Work to complete -
Look through the material and copy each line holding "chart".

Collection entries
•••••
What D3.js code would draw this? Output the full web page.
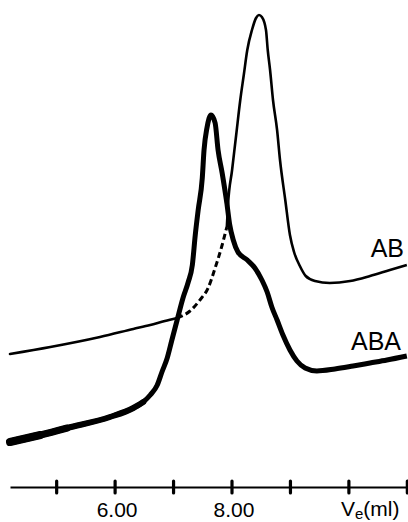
<!DOCTYPE html>
<html>
<head>
<meta charset="utf-8">
<script src="https://cdnjs.cloudflare.com/ajax/libs/d3/7.8.5/d3.min.js"></script>
<style>
  html, body { margin: 0; padding: 0; background: #fff; }
  svg { display: block; }
  text { font-family: "Liberation Sans", Arial, sans-serif; fill: #000; }
</style>
</head>
<body>
<div id="chart"></div>
<script>
  // elution volume (ml) and detector signal (arbitrary units)
  var abVe =      [4.21, 4.90, 5.75, 6.32, 6.61, 6.86, 7.07];
  var abSignal =  [26.6, 28.0, 30.0, 31.6, 32.4, 33.2, 33.8];

  var abDashVe =     [7.07, 7.29, 7.46, 7.60, 7.72, 7.84, 7.92];
  var abDashSignal = [33.8, 35.2, 37.4, 39.8, 43.8, 48.4, 52.0];

  var abPeakVe =     [7.92, 7.94, 8.01, 8.08, 8.15, 8.21, 8.27, 8.35, 8.42, 8.47, 8.52, 8.59, 8.62, 8.66, 8.71, 8.78, 8.83, 8.92, 9.00, 9.07, 9.17, 9.27, 9.43, 9.68, 10.03, 10.37, 10.71, 11.00];
  var abPeakSignal = [52.0, 56.4, 63.4, 70.4, 77.4, 82.4, 87.4, 91.4, 93.8, 94.4, 94.0, 91.4, 87.4, 83.4, 77.4, 71.4, 65.4, 57.4, 50.4, 47.0, 44.2, 42.2, 41.2, 40.8, 41.2, 42.2, 43.4, 44.4];

  var abaVe =     [4.21, 4.73, 5.19, 5.92, 6.32, 6.49, 6.61, 6.73, 6.81, 6.90, 6.98, 7.07, 7.17, 7.26, 7.33, 7.38, 7.43, 7.50, 7.53, 7.58, 7.65, 7.72, 7.77, 7.84, 7.92, 7.97, 8.03, 8.11, 8.27, 8.40, 8.52, 8.61, 8.69, 8.78, 8.88, 9.00, 9.12, 9.26, 9.46, 9.77, 10.08, 10.37, 10.66, 11.00];
  var abaSignal = [9.0, 10.4, 11.8, 14.0, 15.8, 17.0, 18.4, 20.4, 23.0, 25.8, 29.4, 33.4, 37.8, 41.0, 44.4, 50.4, 55.4, 61.8, 67.4, 71.8, 74.4, 72.8, 67.4, 62.8, 56.8, 52.4, 49.4, 47.0, 45.4, 43.8, 41.4, 39.0, 36.0, 33.4, 30.4, 27.4, 25.2, 23.8, 23.2, 23.6, 24.2, 24.8, 25.4, 26.2];

  var tickValues = [5, 6, 7, 8, 9, 10, 11];
  var tickLabels = {6: "6.00", 8: "8.00"};

  var width = 408, height = 522, axisY = 487;

  var svg = d3.select('#chart')
    .append('svg')
    .attr('width', width)
    .attr('height', height);

  var x = d3.scaleLinear().domain([4.21, 11.02]).range([10, 408]);
  var y = d3.scaleLinear().domain([0, 95]).range([axisY, 12]);

  function zip(xs, ys) {
    return xs.map(function(v, i) { return [v, ys[i]]; });
  }

  var line = d3.line()
    .x(function(d) { return x(d[0]); })
    .y(function(d) { return y(d[1]); })
    .curve(d3.curveMonotoneX);

  var ab = zip(abVe, abSignal),
    abDash = zip(abDashVe, abDashSignal),
    abPeak = zip(abPeakVe, abPeakSignal),
    aba = zip(abaVe, abaSignal);

  // AB, thin trace
  svg.append('path')
    .attr('d', line(ab))
    .attr('fill', 'none')
    .attr('stroke', '#000')
    .attr('stroke-width', 2.6)
    .attr('stroke-linecap', 'round');

  svg.append('path')
    .attr('d', line(abDash))
    .attr('fill', 'none')
    .attr('stroke', '#000')
    .attr('stroke-width', 3)
    .attr('stroke-dasharray', '6,3.5');

  svg.append('path')
    .attr('d', line(abPeak))
    .attr('fill', 'none')
    .attr('stroke', '#000')
    .attr('stroke-width', 2.6)
    .attr('stroke-linejoin', 'round');

  // ABA, thick trace, heavier at the start of the run
  svg.append('path')
    .attr('d', line(aba))
    .attr('fill', 'none')
    .attr('stroke', '#000')
    .attr('stroke-width', 5)
    .attr('stroke-linejoin', 'round');

  [[6.5, 6], [5.2, 7], [4.75, 8]].forEach(function(p) {
    svg.append('path')
      .attr('d', line(aba.filter(function(d) { return d[0] <= p[0]; })))
      .attr('fill', 'none')
      .attr('stroke', '#000')
      .attr('stroke-width', p[1])
      .attr('stroke-linecap', 'round');
  });

  // x axis with ticks crossing the line
  var xAxis = d3.axisBottom(x)
    .tickValues(tickValues)
    .tickSizeOuter(0)
    .tickFormat(function(d) { return tickLabels[d] || ''; });

  var gx = svg.append('g')
    .attr('transform', 'translate(0,' + axisY + ')')
    .call(xAxis);

  gx.select('.domain')
    .attr('stroke', '#000')
    .attr('stroke-width', 2.2);

  gx.selectAll('.tick line')
    .attr('y1', -6)
    .attr('y2', 6)
    .attr('stroke', '#000')
    .attr('stroke-width', 3.2)
    .attr('stroke-linecap', 'round');

  gx.selectAll('.tick text')
    .attr('y', 30)
    .attr('dy', 0)
    .attr('dx', 2)
    .style('font-family', '"Liberation Sans", Arial, sans-serif')
    .style('font-size', '21px')
    .attr('fill', '#000');

  // axis title V_e (ml)
  var title = svg.append('text')
    .attr('x', 341)
    .attr('y', axisY + 29)
    .style('font-size', '21px');
  title.append('tspan').text('V');
  title.append('tspan')
    .attr('dy', 3)
    .style('font-size', '15px')
    .text('e');
  title.append('tspan')
    .attr('dy', -3)
    .text('(ml)');

  // trace labels
  svg.append('text')
    .attr('x', 404)
    .attr('y', 257)
    .attr('text-anchor', 'end')
    .style('font-size', '25px')
    .text('AB');

  svg.append('text')
    .attr('x', 401)
    .attr('y', 350)
    .attr('text-anchor', 'end')
    .style('font-size', '25px')
    .text('ABA');
</script>
</body>
</html>
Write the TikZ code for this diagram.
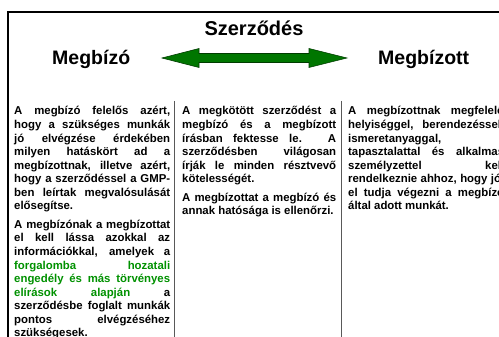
\documentclass[tikz,border=0pt]{standalone}
\usepackage{fontspec}
\setmainfont{Liberation Sans}
\definecolor{txtgreen}{RGB}{0,145,0}
\definecolor{arrowgreen}{RGB}{0,118,0}
\definecolor{arrowedge}{RGB}{0,60,0}
\newcommand\mybodyfont{\fontsize{11.4}{13.55}\selectfont\bfseries\tolerance=10000\hbadness=10000\hyphenpenalty=10000\exhyphenpenalty=10000}
\newcommand\mypargap{\par\vspace{5pt}}
\begin{document}
\begin{tikzpicture}[x=1pt,y=-1pt,
  col/.style={anchor=base west, inner sep=0pt, text width=#1, align=justify, font=\mybodyfont},
  heading/.style={anchor=base, inner sep=0pt, font=\fontsize{19.5}{22}\selectfont\bfseries},
  frameline/.style={line width=2pt, black},
  sepline/.style={line width=1.2pt, black!65}]
\useasboundingbox (0,0) rectangle (499,337);
\clip (0,0) rectangle (499,337);
% frame
\draw[frameline] (8,345) -- (8,12) -- (510,12);
% column separators
\draw[sepline] (174.5,101) -- (174.5,345);
\draw[sepline] (341.5,101) -- (341.5,345);
% headings
\node[heading, font=\fontsize{20}{22}\selectfont\bfseries] (title) at (254,35.5) {Szerződés};
\node[heading, anchor=base west] (left) at (52,65) {Megbízó};
\node[heading, anchor=base west] (right) at (378,65) {Megbízott};
% double arrow
\filldraw[fill=arrowgreen, draw=arrowedge, line width=0.6pt]
  (162,58) -- (199,48.5) -- (199,53.5) -- (309,53.5) -- (309,48.5) -- (347,58)
  -- (309,67.5) -- (309,62.5) -- (199,62.5) -- (199,67.5) -- cycle;
% column 1
\node[col=156pt] (c1) at (14,115) {%
A megbízó felelős azért,\linebreak
hogy a szükséges munkák\linebreak
jó elvégzése érdekében\linebreak
milyen hatáskört ad a\linebreak
megbízottnak, illetve azért,\linebreak
hogy a szerződéssel a GMP-\linebreak
ben leírtak megvalósulását\linebreak
elősegítse.\mypargap
A megbízónak a megbízottat\linebreak
el kell lássa azokkal az\linebreak
információkkal, amelyek a\linebreak
\textcolor{txtgreen}{forgalomba hozatali}\linebreak
\textcolor{txtgreen}{engedély és más törvényes}\linebreak
\textcolor{txtgreen}{elírások alapján} a\linebreak
szerződésbe foglalt munkák\linebreak
pontos elvégzéséhez\linebreak
szükségesek.};
% column 2
\node[col=154pt] (c2) at (182,115) {%
A megkötött szerződést a\linebreak
megbízó és a megbízott\linebreak
írásban fektesse le. A\linebreak
szerződésben világosan\linebreak
írják le minden résztvevő\linebreak
kötelességét.\mypargap
A megbízottat a megbízó és\linebreak
annak hatósága is ellenőrzi.};
% column 3
\node[col=156pt] (c3) at (348,115) {%
A megbízottnak megfelelő\linebreak
helyiséggel, berendezéssel,\linebreak
ismeretanyaggal,\newline
tapasztalattal és alkalmas\linebreak
személyzettel kell\linebreak
rendelkeznie ahhoz, hogy jól\linebreak
el tudja végezni a megbízó\linebreak
által adott munkát.};
\end{tikzpicture}
\end{document}
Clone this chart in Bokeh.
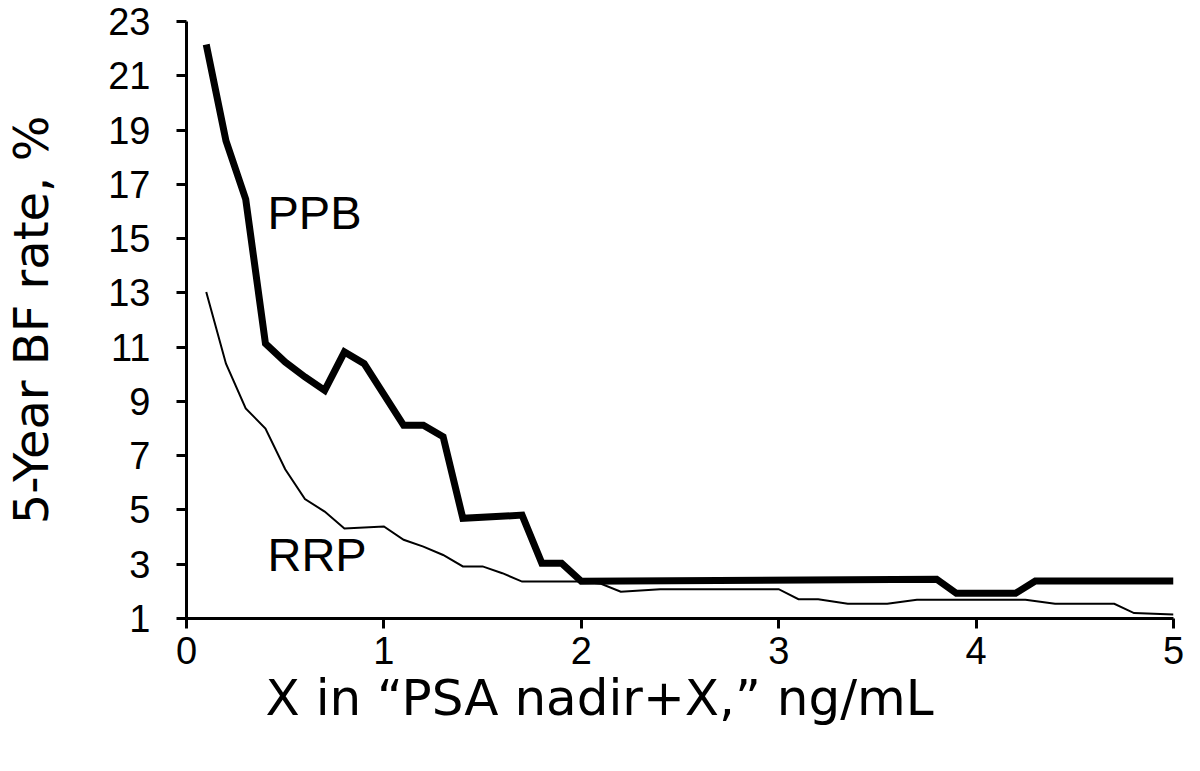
from bokeh.plotting import figure
from bokeh.models import Range1d, FixedTicker, ColumnDataSource, Title
from bokeh.core.properties import value
from bokeh.embed import file_html
from bokeh.resources import INLINE

# PPB series (thick line)
ppb_x = [0.1, 0.2, 0.3, 0.4, 0.5, 0.6, 0.7, 0.8, 0.9, 1.1, 1.2, 1.3, 1.4, 1.7, 1.8, 1.9, 2.0, 3.8, 3.9, 4.2, 4.3, 5.0]
ppb_y = [22.15, 18.6, 16.45, 11.13, 10.45, 9.9, 9.41, 10.82, 10.39, 8.12, 8.12, 7.7, 4.69, 4.81, 3.04, 3.04, 2.37, 2.45, 1.93, 1.93, 2.38, 2.38]

# RRP series (thin line)
rrp_x = [0.1, 0.2, 0.3, 0.4, 0.5, 0.6, 0.7, 0.8, 1.0, 1.1, 1.2, 1.3, 1.4, 1.5, 1.6, 1.7, 2.0, 2.1, 2.2, 2.4, 3.0, 3.1, 3.2, 3.35, 3.55, 3.7, 4.25, 4.4, 4.7, 4.8, 5.0]
rrp_y = [13.03, 10.39, 8.74, 8.0, 6.5, 5.4, 4.94, 4.32, 4.39, 3.9, 3.65, 3.34, 2.92, 2.92, 2.67, 2.36, 2.36, 2.28, 1.99, 2.08, 2.08, 1.71, 1.71, 1.54, 1.54, 1.69, 1.69, 1.54, 1.54, 1.2, 1.15]

x_ticks = [0, 1, 2, 3, 4, 5]
y_ticks = [1, 3, 5, 7, 9, 11, 13, 15, 17, 19, 21, 23]

series_labels = ["PPB", "RRP"]
label_x = [0.41, 0.41]
label_y = [15.95, 3.35]

x_title = "X in \u201cPSA nadir+X,\u201d ng/mL"
y_title = "5-Year BF rate, %"

FONT = "Liberation Sans"
TITLE_FONT = "DejaVu Sans"

p = figure(width=1184, height=755, output_backend="svg", toolbar_location=None,
           x_range=Range1d(0, 5), y_range=Range1d(1, 23),
           min_border_left=183, min_border_right=11, min_border_top=21, min_border_bottom=137)
p.outline_line_color = None
p.grid.grid_line_color = None
p.background_fill_color = "white"
p.border_fill_color = "white"

p.line(ppb_x, ppb_y, line_width=7, line_color="black", line_join="miter")
p.line(rrp_x, rrp_y, line_width=2, line_color="black", line_join="miter")

src = ColumnDataSource(dict(x=label_x, y=label_y, t=series_labels))
p.text(x="x", y="y", text="t", source=src, text_font=value(FONT), text_font_size="47px",
       text_color="black", text_align="left", text_baseline="alphabetic")

for ax in (p.xaxis[0], p.yaxis[0]):
    ax.axis_line_width = 3
    ax.axis_line_color = "black"
    ax.major_tick_line_width = 3
    ax.major_tick_line_color = "black"
    ax.major_tick_in = 0
    ax.major_tick_out = 10
    ax.minor_tick_line_color = None
    ax.major_label_text_font = FONT
    ax.major_label_text_font_size = "38px"
    ax.major_label_text_color = "black"

p.xaxis[0].ticker = FixedTicker(ticks=x_ticks)
p.yaxis[0].ticker = FixedTicker(ticks=y_ticks)
p.xaxis[0].major_label_standoff = 8
p.yaxis[0].major_label_standoff = 26

# y title as the axis label, pushed to the far left
p.yaxis[0].axis_label = y_title
p.yaxis[0].axis_label_text_font = TITLE_FONT
p.yaxis[0].axis_label_text_font_size = "48px"
p.yaxis[0].axis_label_text_font_style = "normal"
p.yaxis[0].axis_label_text_color = "black"
p.yaxis[0].axis_label_standoff = 46

# x title as a side title (the reference title is left of the frame centre)
p.add_layout(Title(text=x_title, align="left", offset=79, standoff=0,
                   text_font=TITLE_FONT, text_font_size="50px", text_font_style="normal",
                   text_color="black"), "below")

open("out.html", "w").write(file_html(p, INLINE))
•••••
Answer to the problem -
<div id="chart"></div>
  var svg = d3.select('#chart')
Clone this chart in Bokeh.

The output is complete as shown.